Former RBA expert says surcharging policy is anti-competitive

George Lekakis

Christos Fragias

A former Reserve Bank payments expert has weighed into the surcharging debate, arguing that the regulator’s toleration of “no surcharge” rules in buy now pay later schemes is errant policy.

Christos Fragias, a Sydney consultant who managed the rollout of a payments incident reporting system at the RBA between 2012 and 2016, believes the regulator should be applying standards on surcharging consistently across the payments industry.

In a consultation paper released last week the RBA flagged it would allow buy now pay later providers to continue to prevent retailers from surcharging customers for purchases made through their platforms.

However, the RBA’s stance appears inconsistent with its 2003 decision to slap a ban on “no surcharge rules” that previously operated in the Visa and Mastercard card schemes.

Fragias maintains that the RBA’s inconsistent approach to surcharging across the payments industry undermines the principle of regulatory neutrality in the payments market.

“The RBA needs to maintain consistency in its regulation of competing payment methods,” he said.

“There is a strong perception in the payments industry that the regulator’s approach favours buy now pay later as a method of payment despite the fact it is more costly than debit and credit cards.”

Fragias says that the inability of merchants to pass on to customers the fees they pay BNPL schemes gives providers such as Afterpay an unfair advantage over providers of surcharged methods such as debit and credit cards.

“Buy now pay later schemes are leveraging that regulatory advantage,” he said.

Fragias is concerned that as technology advancements create new payments models, the RBA is sending a confused message it plans to vary the way it applies regulatory standards between emerging and established modes of payment.

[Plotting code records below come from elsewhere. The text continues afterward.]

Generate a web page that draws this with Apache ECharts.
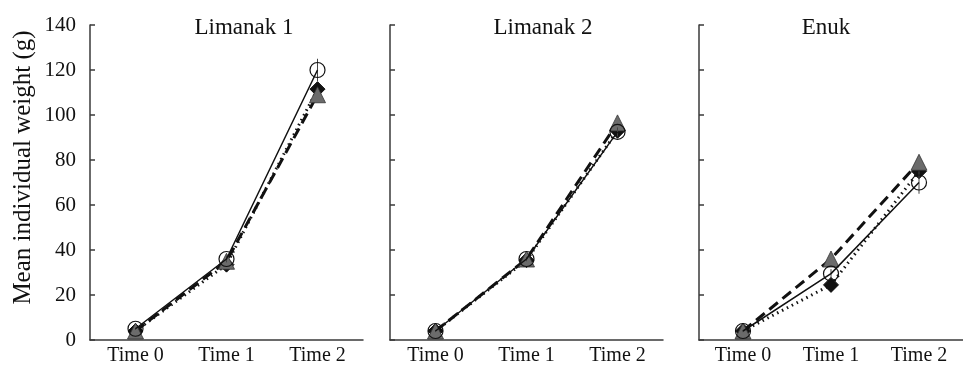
<!DOCTYPE html>
<html>
<head>
<meta charset="utf-8">
<script src="https://cdn.jsdelivr.net/npm/echarts@6/dist/echarts.min.js"></script>
<style>
  html, body { margin: 0; padding: 0; background: #fff; }
  #chart { width: 963px; height: 371px; }
</style>
</head>
<body>
<div id="chart"></div>
<script>
// values
var times = ['Time 0', 'Time 1', 'Time 2']
var sites = ['Limanak 1', 'Limanak 2', 'Enuk']
var yTicks = [0, 20, 40, 60, 80, 100, 120, 140]

// open circles, solid line
var circleVals = [[5, 36, 120], [4, 36, 92.5], [4, 29.5, 70]]
var circleErr = [[0.5, 1.5, 5], [0.5, 1, 2], [0.5, 2, 5]]
// black diamonds, dotted line
var diamondVals = [[4, 33.5, 111.5], [4, 35.5, 93], [4, 24.5, 75]]
// grey triangles, dashed line
var triangleVals = [[4, 35, 109], [4, 36, 96.5], [4, 36, 79]]

var grids = [
  { left: 90, width: 273, top: 25, bottom: 31 },
  { left: 390, width: 273, top: 25, bottom: 31 },
  { left: 699, width: 264, top: 25, bottom: 31 }
]
var titleX = [239, 538, 821]

var font = 'Liberation Serif'
var axisColor = '#3a3a3a'
var myChart = echarts.init(document.getElementById('chart'))

var xAxes = []
var yAxes = []
var series = []
var titles = []

sites.forEach(function (name, i) {
  titles.push({
    text: name,
    left: titleX[i],
    top: 11,
    textAlign: 'center',
    textStyle: { fontFamily: font, fontSize: 23, fontWeight: 'normal', color: '#111' }
  })
  xAxes.push({
    type: 'category',
    gridIndex: i,
    data: times,
    axisTick: { show: false },
    axisLine: { lineStyle: { color: axisColor, width: 1.5 } },
    axisLabel: { fontFamily: font, fontSize: 20, color: '#111', margin: 6 }
  })
  yAxes.push({
    type: 'value',
    gridIndex: i,
    min: yTicks[0],
    max: yTicks[yTicks.length - 1],
    interval: 20,
    splitLine: { show: false },
    axisLine: { show: true, lineStyle: { color: axisColor, width: 1.5 } },
    axisTick: { show: true, inside: true, length: 5, lineStyle: { color: axisColor, width: 1.5 } },
    axisLabel: { show: i === 0, fontFamily: font, fontSize: 21, color: '#111', margin: 14 },
    name: i === 0 ? 'Mean individual weight (g)' : '',
    nameLocation: 'middle',
    nameGap: 54,
    nameTextStyle: { fontFamily: font, fontSize: 25, color: '#111', padding: [0, 0, 0, 30] }
  })
  series.push({
    type: 'line',
    xAxisIndex: i,
    yAxisIndex: i,
    data: diamondVals[i],
    symbol: 'diamond',
    symbolSize: 15,
    itemStyle: { color: '#111', borderColor: '#111' },
    lineStyle: { color: '#111', width: 3, type: [1.5, 4] },
    z: 2
  })
  series.push({
    type: 'line',
    xAxisIndex: i,
    yAxisIndex: i,
    data: triangleVals[i],
    symbol: 'triangle',
    symbolSize: 16,
    itemStyle: { color: '#6b6b6b', borderColor: '#333', borderWidth: 0.8 },
    lineStyle: { color: '#111', width: 3, type: [11, 6] },
    z: 3
  })
  series.push({
    type: 'custom',
    xAxisIndex: i,
    yAxisIndex: i,
    data: circleVals[i].map(function (v, k) { return [k, v - circleErr[i][k], v + circleErr[i][k]] }),
    renderItem: function (params, api) {
      var lo = api.coord([api.value(0), api.value(1)])
      var hi = api.coord([api.value(0), api.value(2)])
      return {
        type: 'line',
        shape: { x1: lo[0], y1: lo[1], x2: hi[0], y2: hi[1] },
        style: { stroke: '#444', lineWidth: 1 }
      }
    },
    z: 4
  })
  series.push({
    type: 'line',
    xAxisIndex: i,
    yAxisIndex: i,
    data: circleVals[i],
    symbol: 'circle',
    symbolSize: 15,
    itemStyle: { color: 'rgba(255,255,255,0)', borderColor: '#111', borderWidth: 1.2 },
    lineStyle: { color: '#111', width: 1.5 },
    z: 5
  })
})

var option = {
  animation: false,
  backgroundColor: '#fff',
  title: titles,
  grid: grids,
  xAxis: xAxes,
  yAxis: yAxes,
  series: series
}
myChart.setOption(option)
</script>
</body>
</html>
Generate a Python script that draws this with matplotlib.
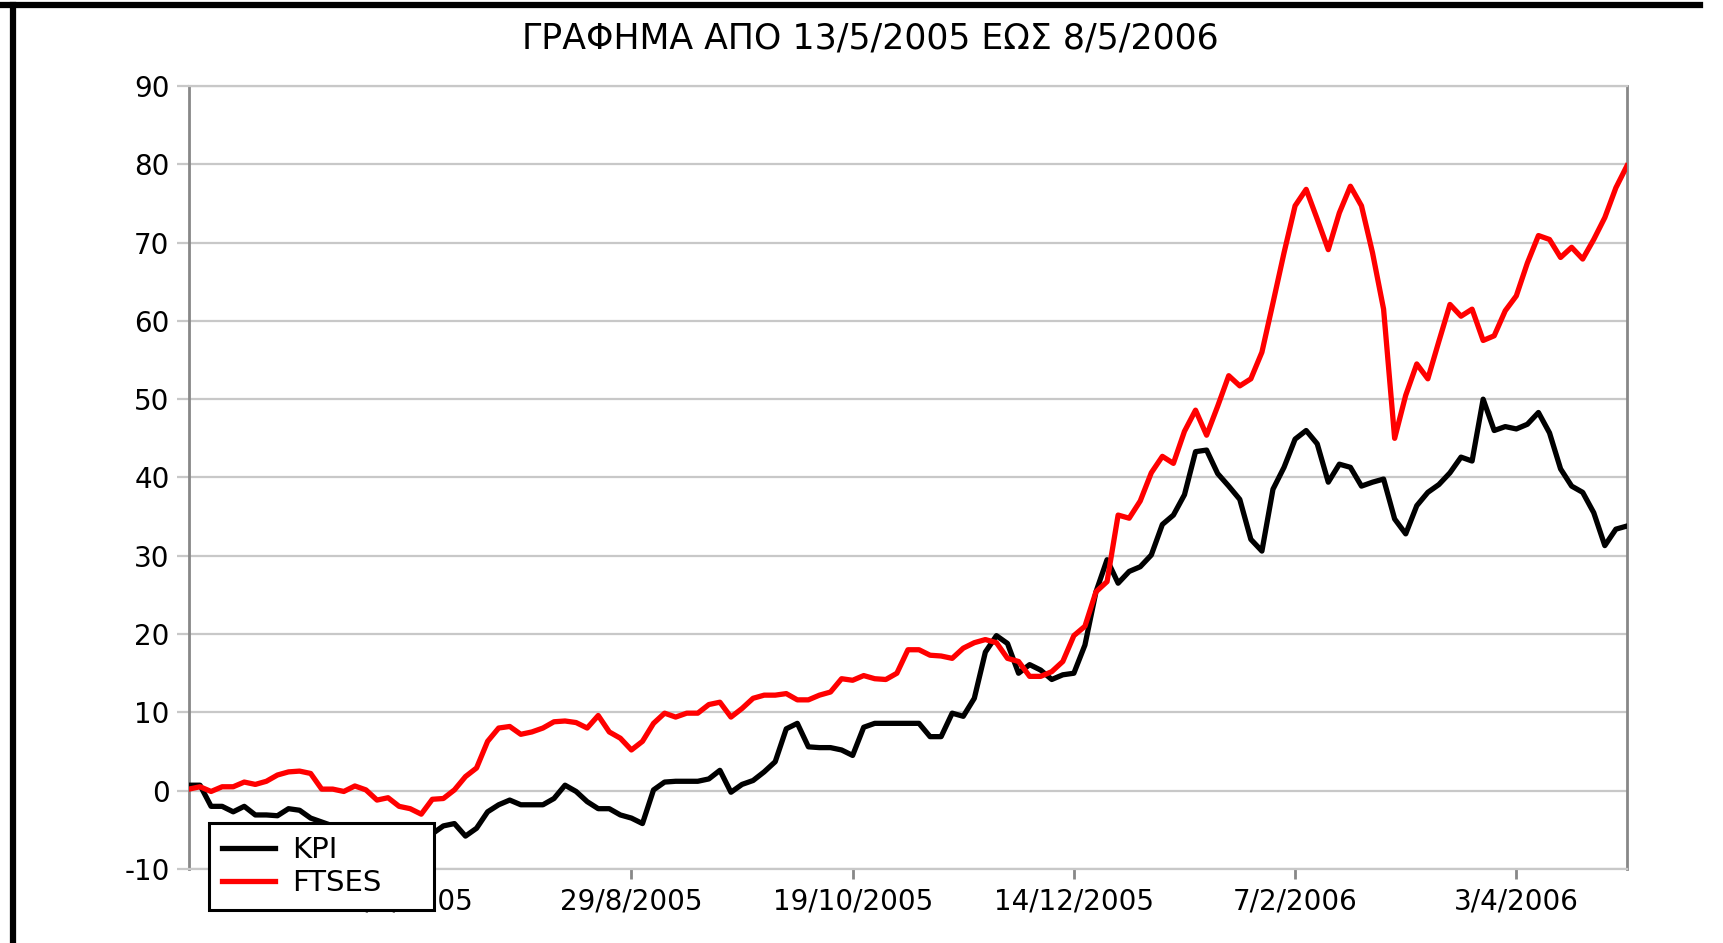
import matplotlib
matplotlib.use('Agg')
import matplotlib.pyplot as plt
from matplotlib.lines import Line2D
import numpy as np

# sampled every ~2 trading days, 13/5/2005 .. 8/5/2006
kpi = [0.7, 0.7, -2.0, -2.0, -2.7, -2.0, -3.1, -3.1, -3.2, -2.3,
       -2.5, -3.5, -4.0, -4.5, -4.5, -5.0, -4.5, -4.5, -5.0, -5.5,
       -5.5, -5.0, -5.5, -4.5, -4.2, -5.8, -4.8, -2.7, -1.8, -1.2,
       -1.8, -1.8, -1.8, -1.0, 0.7, -0.1, -1.4, -2.3, -2.3, -3.1,
       -3.5, -4.2, 0.1, 1.1, 1.2, 1.2, 1.2, 1.5, 2.6, -0.2,
       0.8, 1.3, 2.4, 3.7, 7.9, 8.6, 5.6, 5.5, 5.5, 5.2,
       4.5, 8.1, 8.6, 8.6, 8.6, 8.6, 8.6, 6.9, 6.9, 9.9,
       9.5, 11.8, 17.7, 19.8, 18.8, 15.0, 16.1, 15.4, 14.2, 14.8,
       15.0, 18.6, 25.4, 29.5, 26.5, 28.0, 28.6, 30.1, 34.0, 35.2,
       37.8, 43.3, 43.5, 40.5, 38.9, 37.2, 32.1, 30.6, 38.5, 41.3,
       44.9, 46.0, 44.3, 39.4, 41.7, 41.3, 38.9, 39.4, 39.8, 34.7,
       32.8, 36.4, 38.1, 39.1, 40.6, 42.6, 42.1, 50.0, 46.0, 46.5,
       46.2, 46.8, 48.3, 45.7, 41.1, 38.9, 38.1, 35.5, 31.3, 33.4,
       33.8]

ftses = [0.2, 0.5, -0.1, 0.5, 0.5, 1.1, 0.8, 1.2, 2.0, 2.4,
         2.5, 2.2, 0.2, 0.2, -0.1, 0.6, 0.1, -1.2, -0.9, -2.0,
         -2.3, -3.0, -1.1, -1.0, 0.1, 1.8, 2.9, 6.3, 8.0, 8.2,
         7.2, 7.5, 8.0, 8.8, 8.9, 8.7, 8.0, 9.6, 7.5, 6.7,
         5.2, 6.3, 8.6, 9.9, 9.4, 9.9, 9.9, 11.0, 11.3, 9.4,
         10.5, 11.8, 12.2, 12.2, 12.4, 11.6, 11.6, 12.2, 12.6, 14.3,
         14.1, 14.7, 14.3, 14.2, 15.0, 18.0, 18.0, 17.3, 17.2, 16.9,
         18.2, 18.9, 19.3, 18.9, 16.9, 16.5, 14.6, 14.6, 15.2, 16.5,
         19.8, 21.0, 25.4, 26.7, 35.2, 34.8, 37.0, 40.6, 42.7, 41.8,
         45.9, 48.6, 45.4, 49.1, 53.0, 51.7, 52.6, 56.0, 62.3, 68.7,
         74.7, 76.8, 73.0, 69.1, 73.8, 77.2, 74.7, 68.7, 61.5, 45.0,
         50.5, 54.5, 52.6, 57.4, 62.1, 60.6, 61.5, 57.5, 58.1, 61.3,
         63.2, 67.4, 70.9, 70.4, 68.1, 69.4, 67.9, 70.4, 73.2, 77.0,
         79.8]

tick_pos = [20, 40, 60, 80, 100, 120]
tick_labels = ['6/7/2005', '29/8/2005', '19/10/2005', '14/12/2005',
               '7/2/2006', '3/4/2006']

plt.rcParams['font.family'] = ['DejaVu Sans']
plt.rcParams['axes.unicode_minus'] = False

fig = plt.figure(figsize=(17.24, 9.43), dpi=100)
ax = fig.add_axes([0.1096, 0.0785, 0.8341, 0.8303])

x = np.arange(len(kpi))
ax.plot(x, kpi, color='black', lw=3.8, label='KPI', zorder=3)
ax.plot(x, ftses, color='#ff0000', lw=3.8, label='FTSES', zorder=3)

ax.set_xlim(0, len(kpi) - 1)
ax.set_ylim(-10, 90)
ax.set_yticks(range(-10, 91, 10))
ax.grid(axis='y', color='#c8c8c8', lw=1.6, zorder=0)
ax.set_axisbelow(True)

ax.set_xticks(tick_pos)
ax.set_xticklabels(tick_labels, fontsize=20)
ax.tick_params(axis='x', direction='out', length=7, width=2,
               color='#888888', pad=6)
ax.tick_params(axis='y', direction='out', length=9, width=1.6,
               color='#c8c8c8', pad=5, labelsize=20)

for side in ['left', 'right']:
    ax.spines[side].set_color('#888888')
    ax.spines[side].set_linewidth(2)
for side in ['top', 'bottom']:
    ax.spines[side].set_color('#c8c8c8')
    ax.spines[side].set_linewidth(1.6)

fig.text(0.505, 0.959, 'ΓΡΑΦΗΜΑ ΑΠΟ 13/5/2005 ΕΩΣ 8/5/2006',
         ha='center', va='center', fontsize=25)

# legend box sits over the first date label, as in the original
leg = ax.legend(loc='lower left', bbox_to_anchor=(209 / 1724, 33 / 943, 225 / 1724, 0.1),
                bbox_transform=fig.transFigure, mode='expand', borderaxespad=0,
                fontsize=21, handlelength=1.8, handletextpad=0.6,
                borderpad=0.45, labelspacing=0.15, fancybox=False,
                framealpha=1, edgecolor='black')
leg.get_frame().set_linewidth(2.2)
leg.set_zorder(10)

# outer frame (top and left edges)
fig.add_artist(Line2D([0, 0.986], [0.9942, 0.9942], color='black', lw=4.5,
                      transform=fig.transFigure))
fig.add_artist(Line2D([0.0078, 0.0078], [0, 0.9942], color='black', lw=4.5,
                      transform=fig.transFigure))

fig.savefig('out.png', dpi=100, facecolor='white')
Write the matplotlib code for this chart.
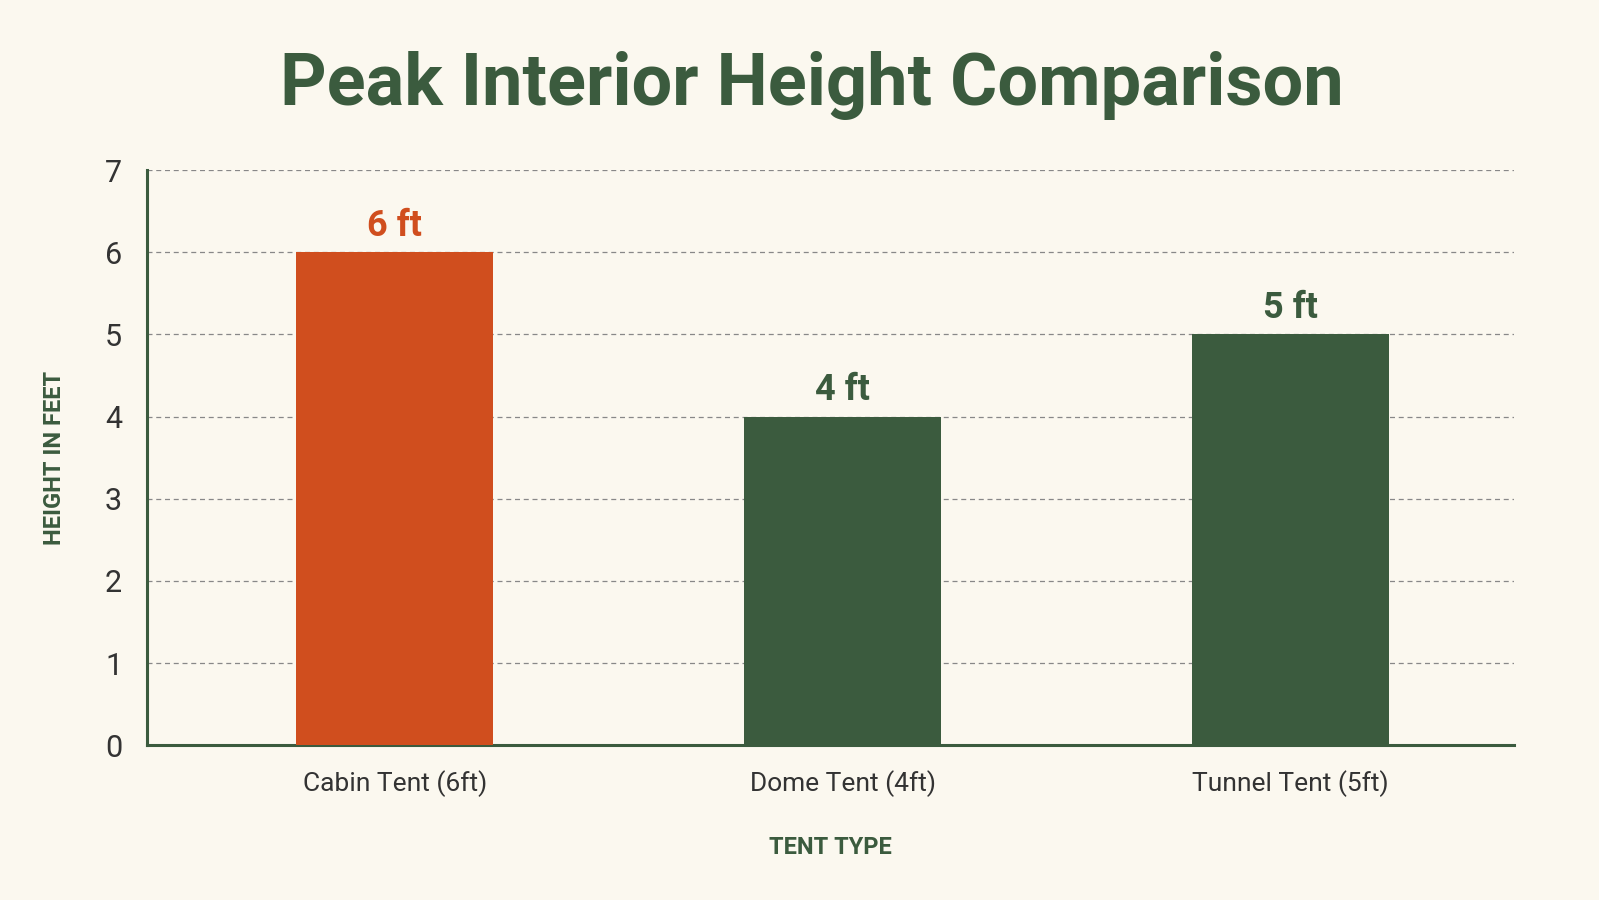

In its recently released consultation paper, the RBA restated its longstanding view that surcharging promotes competition and efficiency in the payments system.

However, it defended the proposed retention of no surcharge rules for BNPL schemes, arguing they help new services to build customer and merchant networks.

“The board has reached the view that there is not a clear public interest case for requiring any BNPL providers to remove their no-surcharge rules at this time,” the RBA states in the consultation paper.

“BNPL still accounts for a small share of payments in the economy when compared to some other electronic payment methods such as cards, despite recent strong growth.”

Fragias’ critique of the RBA’s arbitrary application of surcharging standards has wide-ranging support across the banking industry and the consumer movement.

Leading banks such as CBA and ANZ want the concession on surcharging standards afforded to BNPL schemes reversed, as do the country’s most prominent consumer advocates, Choice, the Consumer Action Law Centre and Financial Counselling Australia.

In a joint submission to the RBA’s retail payments review, the consumer groups argued that no-surcharge rules in BNPL schemes were anti-competitive.

“Our organisations strongly support the RBA making changes to payments regulation to enable merchants to pass on surcharges they incur for payment methods such as BNPL,” the consumer advocacy groups told the RBA.

“This approach is fair as it signals to customers the costs of using different payment options and encourages customers to choose cheaper payment methods.

“It also prevents other customers from cross-subsidising other more expensive forms of payments and means that businesses do not inflate the cost of goods and services to cover costs they incur but cannot recoup through surcharges.”